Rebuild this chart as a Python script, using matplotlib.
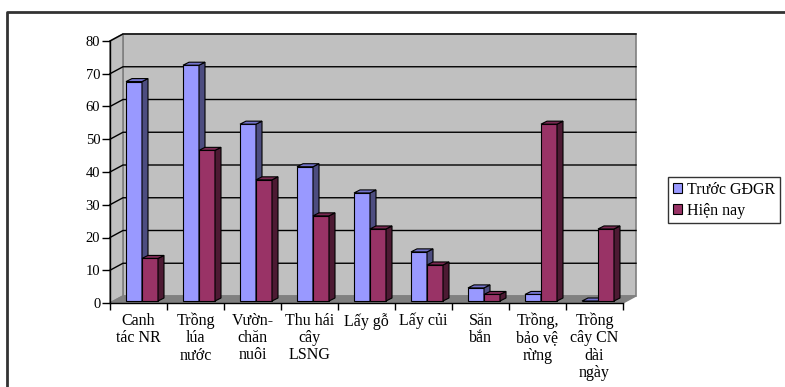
import matplotlib.pyplot as plt
from matplotlib.patches import Polygon, Patch
from matplotlib.lines import Line2D

categories = ["Canh\ntác NR", "Trồng\nlúa\nnước", "Vườn-\nchăn\nnuôi", "Thu hái\ncây\nLSNG",
              "Lấy gỗ", "Lấy củi", "Săn\nbắn", "Trồng,\nbảo vệ\nrừng", "Trồng\ncây CN\ndài\nngày"]
truoc = [67, 72, 54, 41, 33, 15, 4, 2, 0]
hien_nay = [13, 46, 37, 26, 22, 11, 2, 54, 22]
series_names = ["Trước GĐGR", "Hiện nay"]
yticks = [0, 10, 20, 30, 40, 50, 60, 70, 80]

plt.rcParams['font.family'] = ['Liberation Serif', 'DejaVu Serif']

W, H = 785, 387
fig = plt.figure(figsize=(W / 100, H / 100), dpi=100)

# axes = front plane of the 3d box
x0, y0, x1, y1 = 110, 303, 623, 41
ax = fig.add_axes([x0 / W, 1 - y0 / H, (x1 - x0) / W, (y0 - y1) / H])
n = len(categories)
ymax = 80
ax.set_xlim(0, n)
ax.set_ylim(0, ymax)
sx = (x1 - x0) / n          # px per category
sy = (y0 - y1) / ymax       # px per unit


def px(dx, dy):
    return dx / sx, dy / sy


DX, DY = px(13, 7)        # depth of the box
BX, BY = px(3.5, 2)       # bars sit slightly behind the front
BDX, BDY = px(6, 3)       # bar depth
bw = 16 / sx


def poly(pts, fc, ec='black', lw=0.8, z=1):
    ax.add_patch(Polygon(pts, closed=True, facecolor=fc, edgecolor=ec, linewidth=lw,
                         zorder=z, clip_on=False))


# walls and floor
poly([(DX, DY), (n + DX, DY), (n + DX, ymax + DY), (DX, ymax + DY)], '#c0c0c0', '#808080', 1.2, 0)
poly([(0, 0), (DX, DY), (DX, ymax + DY), (0, ymax)], '#c0c0c0', '#808080', 1.2, 0)
poly([(0, 0), (n, 0), (n + DX, DY), (DX, DY)], '#808080', '#808080', 1.0, 0.5)

# gridlines on back and side wall
for v in yticks[1:]:
    ax.add_line(Line2D([0, DX, n + DX], [v, v + DY, v + DY], color='black', lw=1.0,
                       zorder=0.6, clip_on=False))

colors = [('#9999ff', '#4d4d80', '#7373cc'), ('#993366', '#4d1a33', '#7a2952')]


def bar3d(xl, h, cols):
    front, side, top = cols
    xb, yb = xl + BX, BY
    xr, yt = xb + bw, yb + h
    poly([(xb, yb), (xr, yb), (xr, yt), (xb, yt)], front, z=2)
    poly([(xr, yb), (xr + BDX, yb + BDY), (xr + BDX, yt + BDY), (xr, yt)], side, z=2)
    poly([(xb, yt), (xr, yt), (xr + BDX, yt + BDY), (xb + BDX, yt + BDY)], top, z=2)


for i in range(n):
    c = i + 0.5
    bar3d(c - bw, truoc[i], colors[0])
    bar3d(c, hien_nay[i], colors[1])

# axes lines and ticks
for s in ax.spines.values():
    s.set_visible(False)
ax.add_line(Line2D([0, 0], [0, ymax], color='black', lw=1.0, zorder=3, clip_on=False))
ax.add_line(Line2D([0, n], [0, 0], color='black', lw=1.0, zorder=3, clip_on=False))
ax.set_yticks(yticks)
ax.tick_params(axis='y', length=6, width=1, direction='out', labelsize=10.5, pad=1)
ax.set_xticks([i + 0.5 for i in range(n)])
ax.set_xticklabels(categories, fontsize=11.5, linespacing=1.1, va='top')
ax.set_xticks(range(n + 1), minor=True)
ax.tick_params(axis='x', which='major', length=0, pad=7)
ax.tick_params(axis='x', which='minor', length=5, width=1, direction='out')

handles = [Patch(facecolor=colors[0][0], edgecolor='black', lw=0.8),
           Patch(facecolor=colors[1][0], edgecolor='black', lw=0.8)]
leg = fig.legend(handles, series_names, loc='upper left', bbox_to_anchor=(668 / W, 1 - 177 / H),
                 frameon=True, fancybox=False, edgecolor='black', fontsize=11.5,
                 handlelength=0.6, handleheight=0.6, handletextpad=0.3,
                 borderpad=0.3, labelspacing=0.3, borderaxespad=0)
leg.get_frame().set_linewidth(1.0)

# chart border (top and left)
fig.add_artist(Line2D([7 / W, 7 / W, 1], [0, 1 - 11.5 / H, 1 - 11.5 / H],
                      transform=fig.transFigure, color='#333333', lw=2))

fig.savefig('out.png', dpi=100)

☆ ☆ ☆ ☆ ☆

• [Aim]: Repeat only what lies between the start of the data and the end of the line containing "fig = plt.figure(figsize=(W", exactly, with pictures left out.

• [Reply to the task]:
Rebuild this chart as a Python script, using matplotlib.
import matplotlib.pyplot as plt
from matplotlib.patches import Polygon, Patch
from matplotlib.lines import Line2D

categories = ["Canh\ntác NR", "Trồng\nlúa\nnước", "Vườn-\nchăn\nnuôi", "Thu hái\ncây\nLSNG",
              "Lấy gỗ", "Lấy củi", "Săn\nbắn", "Trồng,\nbảo vệ\nrừng", "Trồng\ncây CN\ndài\nngày"]
truoc = [67, 72, 54, 41, 33, 15, 4, 2, 0]
hien_nay = [13, 46, 37, 26, 22, 11, 2, 54, 22]
series_names = ["Trước GĐGR", "Hiện nay"]
yticks = [0, 10, 20, 30, 40, 50, 60, 70, 80]

plt.rcParams['font.family'] = ['Liberation Serif', 'DejaVu Serif']

W, H = 785, 387
fig = plt.figure(figsize=(W / 100, H / 100), dpi=100)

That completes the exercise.